Question about breeding and egg color.

Jayon

In the Brooder
11 Years
Apr 2, 2008
60
0
39
Utah
I was wondering if you can tell what egg color you will get when crossing diffrent colored egg layers.

I have a White Leghorn / Marans mix and an Americana (Green) / Marans mix.

Is there some kind of formula or is it just chance.

Thanks,
Jonathan
 
I have no idea how the egg genetics work but how it was told to me was if a chicken is a white egg layer and has EE gene you get blue eggs an if there a brown egg layers an have the EE gene you get green eggs
 
I bred my green-egg laying EE to my EE roo; got 3 pullets, two of which lay an almost WHITE egg, the 3rd lays green. I think with EEs you just never know, as they do not breed true.

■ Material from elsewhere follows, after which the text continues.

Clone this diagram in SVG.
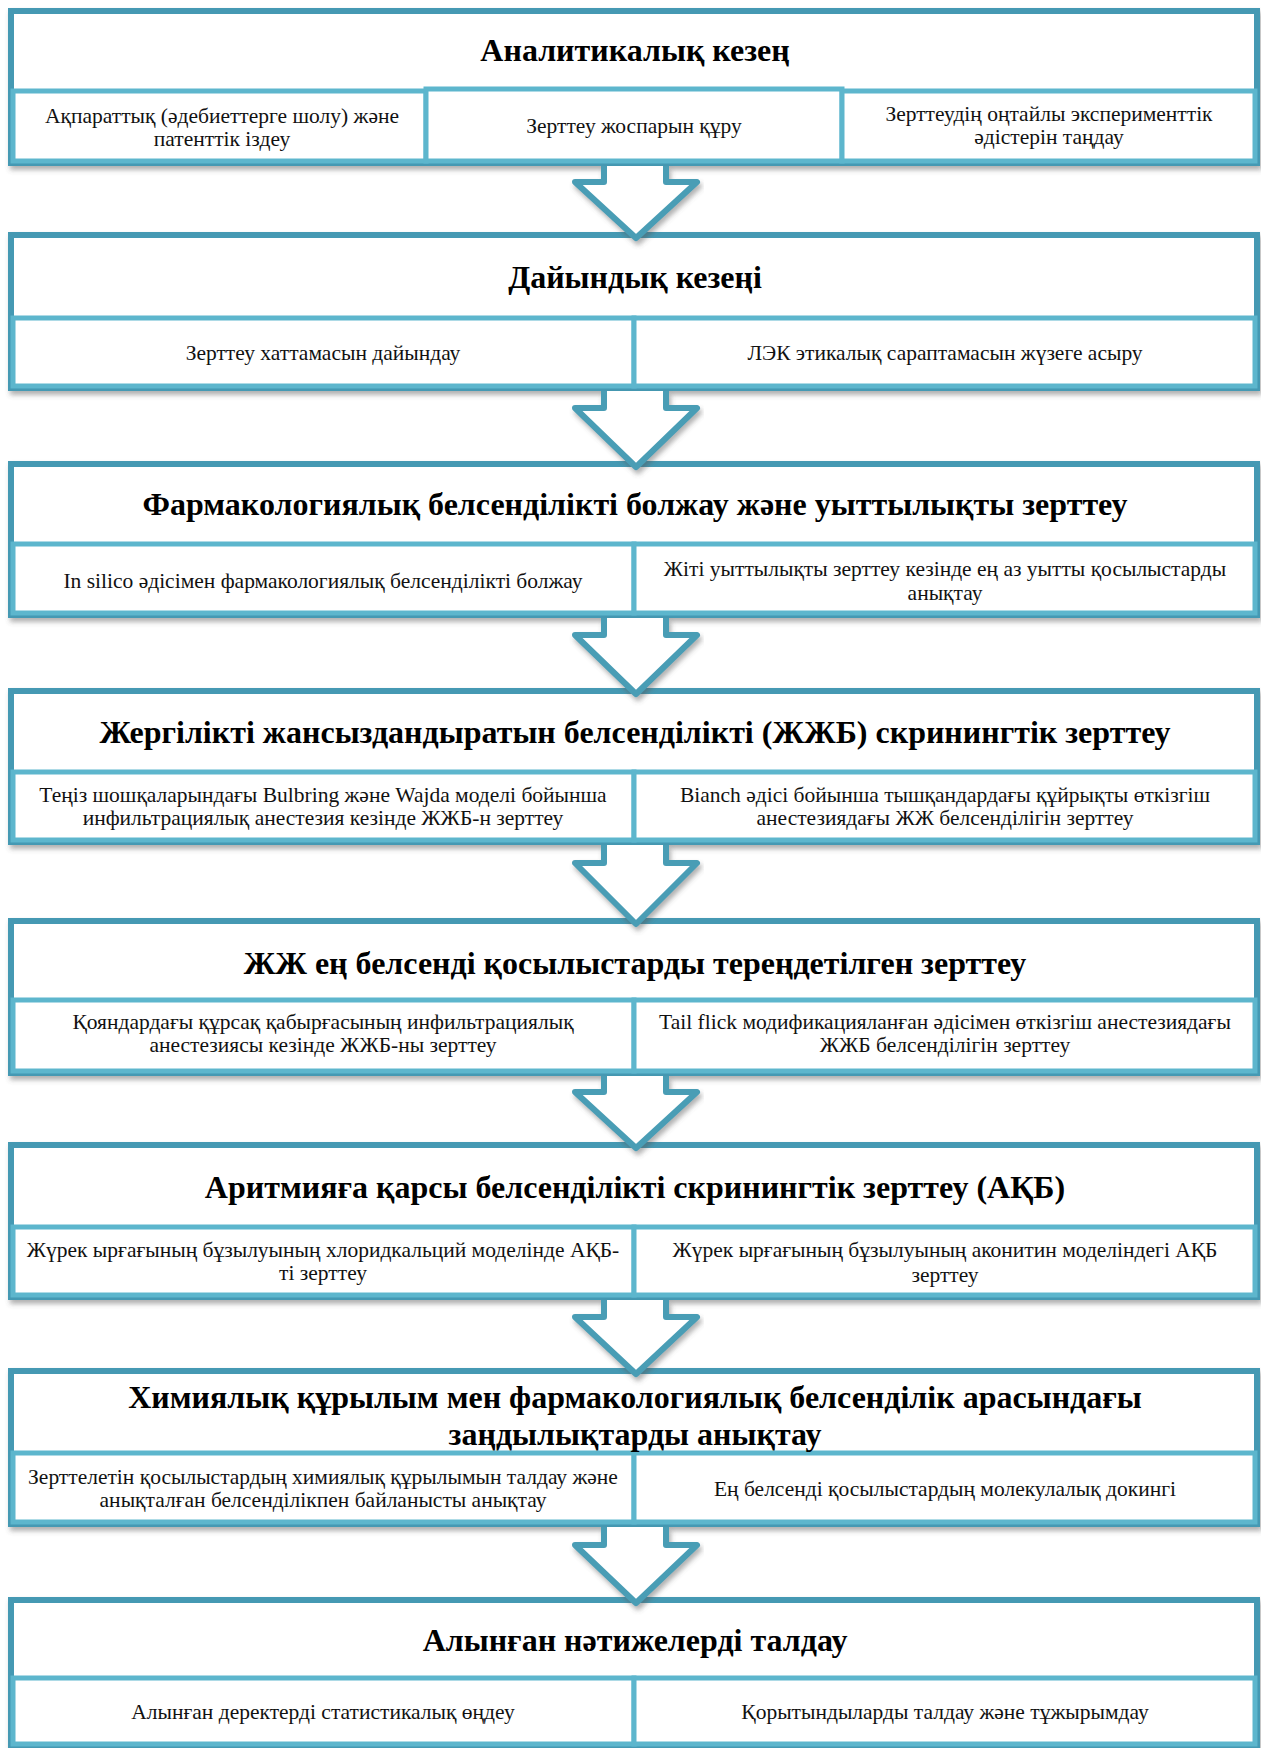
<svg xmlns="http://www.w3.org/2000/svg" width="1261" height="1748" viewBox="0 0 1261 1748">
<defs>
<filter id="sh" x="-5%" y="-10%" width="110%" height="130%">
<feDropShadow dx="2" dy="4" stdDeviation="2.5" flood-color="#555" flood-opacity="0.45"/>
</filter>
<style>
.outer{fill:#fff;stroke:#4499B3;stroke-width:6;}
.cell{fill:#fff;stroke:#5DB6CD;stroke-width:5;}
.arrow{fill:#fff;stroke:#4A9DB5;stroke-width:6;stroke-linejoin:round;}
.t{font-family:"Liberation Serif","Times New Roman",serif;font-weight:bold;font-size:32px;fill:#000;text-anchor:middle;}
.s{font-family:"Liberation Serif","Times New Roman",serif;font-size:21.5px;fill:#111;text-anchor:middle;}
</style>
</defs>
<rect width="1261" height="1748" fill="#fff"/>

<g id="b1" filter="url(#sh)">
<rect class="outer" x="11" y="11" width="1246" height="152"/>
<rect class="cell" x="13" y="91" width="413" height="70"/>
<rect class="cell" x="426" y="89" width="416" height="72"/>
<rect class="cell" x="842" y="91" width="413" height="70"/>
</g>
<g id="b1t">
<text class="t" x="635" y="61">Аналитикалық кезең</text>
<text class="s" x="222" y="123">Ақпараттық (әдебиеттерге шолу) және</text>
<text class="s" x="222" y="146">патенттік іздеу</text>
<text class="s" x="634" y="133">Зерттеу жоспарын құру</text>
<text class="s" x="1049" y="121">Зерттеудің оңтайлы эксперименттік</text>
<text class="s" x="1049" y="144">әдістерін таңдау</text>
</g>

<g id="b2" filter="url(#sh)">
<rect class="outer" x="11" y="235" width="1246" height="153"/>
<rect class="cell" x="13" y="318" width="621" height="68"/>
<rect class="cell" x="634" y="318" width="621" height="68"/>
</g>
<g id="b2t">
<text class="t" x="635" y="288">Дайындық кезеңі</text>
<text class="s" x="323" y="360">Зерттеу хаттамасын дайындау</text>
<text class="s" x="945" y="360">ЛЭК этикалық сараптамасын жүзеге асыру</text>
</g>

<g id="b3" filter="url(#sh)">
<rect class="outer" x="11" y="464" width="1246" height="151"/>
<rect class="cell" x="13" y="544" width="621" height="69"/>
<rect class="cell" x="634" y="544" width="621" height="69"/>
</g>
<g id="b3t">
<text class="t" x="635" y="515">Фармакологиялық белсенділікті болжау және уыттылықты зерттеу</text>
<text class="s" x="323" y="588">In silico әдісімен фармакологиялық белсенділікті болжау</text>
<text class="s" x="945" y="576">Жіті уыттылықты зерттеу кезінде ең аз уытты қосылыстарды</text>
<text class="s" x="945" y="600">анықтау</text>
</g>

<g id="b4" filter="url(#sh)">
<rect class="outer" x="11" y="691" width="1246" height="151"/>
<rect class="cell" x="13" y="772" width="621" height="68"/>
<rect class="cell" x="634" y="772" width="621" height="68"/>
</g>
<g id="b4t">
<text class="t" x="635" y="743">Жергілікті жансыздандыратын белсенділікті (ЖЖБ) скринингтік зерттеу</text>
<text class="s" x="323" y="802">Теңіз шошқаларындағы Bulbring және Wajda моделі бойынша</text>
<text class="s" x="323" y="825">инфильтрациялық анестезия кезінде ЖЖБ-н зерттеу</text>
<text class="s" x="945" y="802">Bianch әдісі бойынша тышқандардағы құйрықты өткізгіш</text>
<text class="s" x="945" y="825">анестезиядағы ЖЖ белсенділігін зерттеу</text>
</g>

<g id="b5" filter="url(#sh)">
<rect class="outer" x="11" y="921" width="1246" height="152"/>
<rect class="cell" x="13" y="1000" width="621" height="71"/>
<rect class="cell" x="634" y="1000" width="621" height="71"/>
</g>
<g id="b5t">
<text class="t" x="635" y="974">ЖЖ ең белсенді қосылыстарды тереңдетілген зерттеу</text>
<text class="s" x="323" y="1029">Қояндардағы құрсақ қабырғасының инфильтрациялық</text>
<text class="s" x="323" y="1052">анестезиясы кезінде ЖЖБ-ны зерттеу</text>
<text class="s" x="945" y="1029">Tail flick модификацияланған әдісімен өткізгіш анестезиядағы</text>
<text class="s" x="945" y="1052">ЖЖБ белсенділігін зерттеу</text>
</g>

<g id="b6" filter="url(#sh)">
<rect class="outer" x="11" y="1145" width="1246" height="152"/>
<rect class="cell" x="13" y="1227" width="621" height="68"/>
<rect class="cell" x="634" y="1227" width="621" height="68"/>
</g>
<g id="b6t">
<text class="t" x="635" y="1198">Аритмияға қарсы белсенділікті скринингтік зерттеу (АҚБ)</text>
<text class="s" x="323" y="1257">Жүрек ырғағының бұзылуының хлоридкальций моделінде АҚБ-</text>
<text class="s" x="323" y="1280">ті зерттеу</text>
<text class="s" x="945" y="1257">Жүрек ырғағының бұзылуының аконитин моделіндегі АҚБ</text>
<text class="s" x="945" y="1282">зерттеу</text>
</g>

<g id="b7" filter="url(#sh)">
<rect class="outer" x="11" y="1371" width="1246" height="153"/>
<rect class="cell" x="13" y="1453" width="621" height="69"/>
<rect class="cell" x="634" y="1453" width="621" height="69"/>
</g>
<g id="b7t">
<text class="t" x="635" y="1408">Химиялық құрылым мен фармакологиялық белсенділік арасындағы</text>
<text class="t" x="635" y="1445">заңдылықтарды анықтау</text>
<text class="s" x="323" y="1484">Зерттелетін қосылыстардың химиялық құрылымын талдау және</text>
<text class="s" x="323" y="1507">анықталған белсенділікпен байланысты анықтау</text>
<text class="s" x="945" y="1496">Ең белсенді қосылыстардың молекулалық докингі</text>
</g>

<g id="b8" filter="url(#sh)">
<rect class="outer" x="11" y="1600" width="1246" height="146"/>
<rect class="cell" x="13" y="1678" width="621" height="66"/>
<rect class="cell" x="634" y="1678" width="621" height="66"/>
</g>
<g id="b8t">
<text class="t" x="635" y="1651">Алынған нәтижелерді талдау</text>
<text class="s" x="323" y="1719">Алынған деректерді статистикалық өңдеу</text>
<text class="s" x="945" y="1719">Қорытындыларды талдау және тұжырымдау</text>
</g>

<g id="connectors" filter="url(#sh)">
<path class="arrow" d="M604,166 L604,182 L575,182 L636,238 L697,182 L666,182 L666,166"/>
<path class="arrow" d="M604,391 L604,408 L575,408 L636,467 L697,408 L666,408 L666,391"/>
<path class="arrow" d="M604,618 L604,635 L575,635 L636,694 L697,635 L666,635 L666,618"/>
<path class="arrow" d="M604,845 L604,863 L575,863 L636,924 L697,863 L666,863 L666,845"/>
<path class="arrow" d="M604,1076 L604,1092 L575,1092 L636,1148 L697,1092 L666,1092 L666,1076"/>
<path class="arrow" d="M604,1300 L604,1317 L575,1317 L636,1374 L697,1317 L666,1317 L666,1300"/>
<path class="arrow" d="M604,1527 L604,1545 L575,1545 L636,1603 L697,1545 L666,1545 L666,1527"/>
</g>
</svg>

If you were to breed a green egg laying EE to a Marans (assuming the Marans was from decent stock and came from a line of dark layers), you'd get an "olive egger" - a bird that lays a dark green, olive/drab egg.
 
With egg color genes they aren't just there or not there. They are each seperate and combine to create all sorts of shades. It's hard to say what shade of egg you'd get mixing whites, browns, and blues because each one covers the egg in a different layer of shell color. That's how you can sometimes get pink eggs. A light brown mixed a certain way with the colored egg genes can give you pink instead of the blue or green. Crossing white with very dark brown will probably get you something a bit lighter than the maran egg. The maran with the EE could either just give you lighter brown eggs like the leghorn cross or tinted eggs so they are the dark olive color others mentioned. That's just the most likely and not guranteed though. Sometimes when you cross EE with EE you just get plain white or light brown eggs. It depends what genes they are carrying.